··· Available data ···

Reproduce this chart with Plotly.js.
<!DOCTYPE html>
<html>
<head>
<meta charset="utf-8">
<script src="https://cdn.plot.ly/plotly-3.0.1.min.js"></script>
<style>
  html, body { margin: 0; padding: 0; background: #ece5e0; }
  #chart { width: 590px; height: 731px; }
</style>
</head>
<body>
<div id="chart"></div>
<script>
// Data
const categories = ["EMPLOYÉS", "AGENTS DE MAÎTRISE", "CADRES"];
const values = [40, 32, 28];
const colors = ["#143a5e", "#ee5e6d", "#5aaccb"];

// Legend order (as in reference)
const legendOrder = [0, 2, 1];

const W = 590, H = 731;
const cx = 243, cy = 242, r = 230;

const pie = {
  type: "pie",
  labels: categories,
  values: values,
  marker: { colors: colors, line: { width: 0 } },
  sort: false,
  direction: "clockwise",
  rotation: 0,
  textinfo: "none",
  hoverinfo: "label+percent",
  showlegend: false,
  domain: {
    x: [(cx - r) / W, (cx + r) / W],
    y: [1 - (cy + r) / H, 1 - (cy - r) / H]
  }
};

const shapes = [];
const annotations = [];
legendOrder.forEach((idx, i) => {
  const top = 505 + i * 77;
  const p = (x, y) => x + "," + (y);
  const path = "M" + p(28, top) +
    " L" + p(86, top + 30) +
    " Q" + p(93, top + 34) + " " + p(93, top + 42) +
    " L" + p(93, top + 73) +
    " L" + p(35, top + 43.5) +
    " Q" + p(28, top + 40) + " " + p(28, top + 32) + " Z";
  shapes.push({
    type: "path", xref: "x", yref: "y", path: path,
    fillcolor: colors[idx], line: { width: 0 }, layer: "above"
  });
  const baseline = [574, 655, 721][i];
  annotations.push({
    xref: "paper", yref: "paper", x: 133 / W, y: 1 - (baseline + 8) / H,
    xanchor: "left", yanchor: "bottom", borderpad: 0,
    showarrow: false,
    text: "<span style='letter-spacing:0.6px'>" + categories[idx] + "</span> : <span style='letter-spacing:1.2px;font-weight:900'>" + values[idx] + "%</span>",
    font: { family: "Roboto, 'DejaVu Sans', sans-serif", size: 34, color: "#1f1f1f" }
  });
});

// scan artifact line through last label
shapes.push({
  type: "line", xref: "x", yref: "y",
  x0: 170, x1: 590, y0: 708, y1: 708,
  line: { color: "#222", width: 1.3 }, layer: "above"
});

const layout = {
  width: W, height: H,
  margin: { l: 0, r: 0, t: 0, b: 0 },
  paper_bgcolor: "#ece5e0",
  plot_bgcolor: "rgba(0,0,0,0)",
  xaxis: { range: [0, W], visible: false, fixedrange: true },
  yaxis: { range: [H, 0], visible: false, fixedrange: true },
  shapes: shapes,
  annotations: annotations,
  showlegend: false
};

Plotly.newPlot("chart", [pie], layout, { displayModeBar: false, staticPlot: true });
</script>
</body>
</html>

···

# Task directions
Return the lines above exactly, keeping every word.

# Answer to the problem
Reproduce this chart with Plotly.js.
<!DOCTYPE html>
<html>
<head>
<meta charset="utf-8">
<script src="https://cdn.plot.ly/plotly-3.0.1.min.js"></script>
<style>
  html, body { margin: 0; padding: 0; background: #ece5e0; }
  #chart { width: 590px; height: 731px; }
</style>
</head>
<body>
<div id="chart"></div>
<script>
// Data
const categories = ["EMPLOYÉS", "AGENTS DE MAÎTRISE", "CADRES"];
const values = [40, 32, 28];
const colors = ["#143a5e", "#ee5e6d", "#5aaccb"];

// Legend order (as in reference)
const legendOrder = [0, 2, 1];

const W = 590, H = 731;
const cx = 243, cy = 242, r = 230;

const pie = {
  type: "pie",
  labels: categories,
  values: values,
  marker: { colors: colors, line: { width: 0 } },
  sort: false,
  direction: "clockwise",
  rotation: 0,
  textinfo: "none",
  hoverinfo: "label+percent",
  showlegend: false,
  domain: {
    x: [(cx - r) / W, (cx + r) / W],
    y: [1 - (cy + r) / H, 1 - (cy - r) / H]
  }
};

const shapes = [];
const annotations = [];
legendOrder.forEach((idx, i) => {
  const top = 505 + i * 77;
  const p = (x, y) => x + "," + (y);
  const path = "M" + p(28, top) +
    " L" + p(86, top + 30) +
    " Q" + p(93, top + 34) + " " + p(93, top + 42) +
    " L" + p(93, top + 73) +
    " L" + p(35, top + 43.5) +
    " Q" + p(28, top + 40) + " " + p(28, top + 32) + " Z";
  shapes.push({
    type: "path", xref: "x", yref: "y", path: path,
    fillcolor: colors[idx], line: { width: 0 }, layer: "above"
  });
  const baseline = [574, 655, 721][i];
  annotations.push({
    xref: "paper", yref: "paper", x: 133 / W, y: 1 - (baseline + 8) / H,
    xanchor: "left", yanchor: "bottom", borderpad: 0,
    showarrow: false,
    text: "<span style='letter-spacing:0.6px'>" + categories[idx] + "</span> : <span style='letter-spacing:1.2px;font-weight:900'>" + values[idx] + "%</span>",
    font: { family: "Roboto, 'DejaVu Sans', sans-serif", size: 34, color: "#1f1f1f" }
  });
});

// scan artifact line through last label
shapes.push({
  type: "line", xref: "x", yref: "y",
  x0: 170, x1: 590, y0: 708, y1: 708,
  line: { color: "#222", width: 1.3 }, layer: "above"
});

const layout = {
  width: W, height: H,
  margin: { l: 0, r: 0, t: 0, b: 0 },
  paper_bgcolor: "#ece5e0",
  plot_bgcolor: "rgba(0,0,0,0)",
  xaxis: { range: [0, W], visible: false, fixedrange: true },
  yaxis: { range: [H, 0], visible: false, fixedrange: true },
  shapes: shapes,
  annotations: annotations,
  showlegend: false
};

Plotly.newPlot("chart", [pie], layout, { displayModeBar: false, staticPlot: true });
</script>
</body>
</html>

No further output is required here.